Govt to Establish Criminal Punishments to Protect Whistleblowers; Will Penalize their Dismissal and Unfair Treatment by Organizations and Individuals

The building that houses the Consumer Affairs Agency, Chiyoda Ward, Tokyo, is seen in 2021.
2:00 JST, December 25, 2024
The government plans to submit a bill to revise the Whistleblower Protection Law to the next ordinary Diet session, to be convened in January, to impose criminal punishments on corporations and other entities that mistreat whistleblowers by dismissing them or through other means.
Officials concluded it was necessary to enhance the law in light of the case of a prefectural senior official who was given a three-month suspension after accusing of the governor of wrongdoing.
Criminal punishment is expected to be imposed on organizations and individuals that violate the law. The degree of that punishment will be finalized going forward. The Whistleblower Protection Law already prohibits mistreating people for whistleblowing, but there have been no penal provisions against violations.
Dismissing and taking disciplinary measures against whistleblowers are expected to be subjected to criminal punishment as forms of mistreatment. But the government does not plan to cover personnel relocations and harassment under this law, because it is expected to be difficult to objectively determine their causal connection with whistleblowing.

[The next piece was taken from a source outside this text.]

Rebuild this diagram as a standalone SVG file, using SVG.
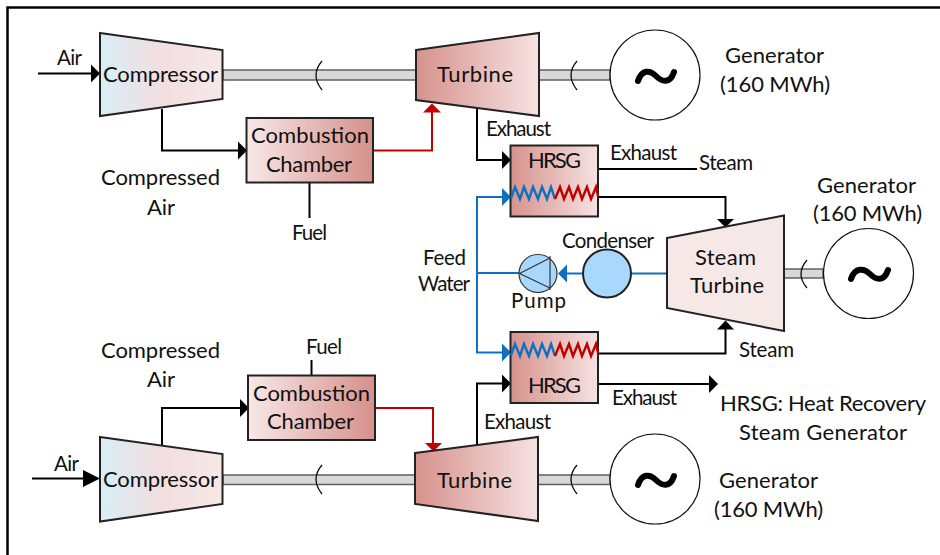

The Whistleblower Protection Law already obliges companies and other entities with more than 300 employees to set up an internal consultation center for whistleblowing and assign personnel to respond to reports from whistleblowers. The government also plans to introduce criminal penalties for failure to meet these obligations.
The government also plans to introduce new clauses that ban trying to figure out a whistleblower’s identity and trying to obstruct whistleblowing, such as by making employees promise not to blow the whistle when they sign an employment contract.
According to a 2023 questionnaire by the Consumer Affairs Agency, 17.2% of whistleblowers said they regretted having made their reports, citing such reasons as they were mistreated or their colleagues found out that they were a whistleblower.
In the case of Hyogo Gov. Motohiko Saito, who was accused of using his power to harass prefectural government officials, the prefectural government identified the whistleblower, who was then a senior government official, and handed him a three-month disciplinary suspension. It was pointed out that the prefectural government’s acts violated the Whistleblower Protection Law, which prohibits any mistreatment of whistleblowers due to their whistleblowing.
In the case of major used car dealer Bigmotor Co., whose operations were taken over by a new company after revelations of fraudulent insurance claims by the original management, it came to light that the company failed to have a whistleblowing system.
A Consumer Affairs Agency panel tasked with discussing systems to protect whistleblowers plans to compile a report by the end of this year. The report by the panel, which is headed by University of Tokyo Prof. Ryuji Yamamoto, is expected to point to the need to incorporate criminal penalties into the law. The government will make preparations to revise the law in line with the report’s findings.
The government hopes to adopt the revision bill at a Cabinet meeting in February and submit it to the ordinary Diet session.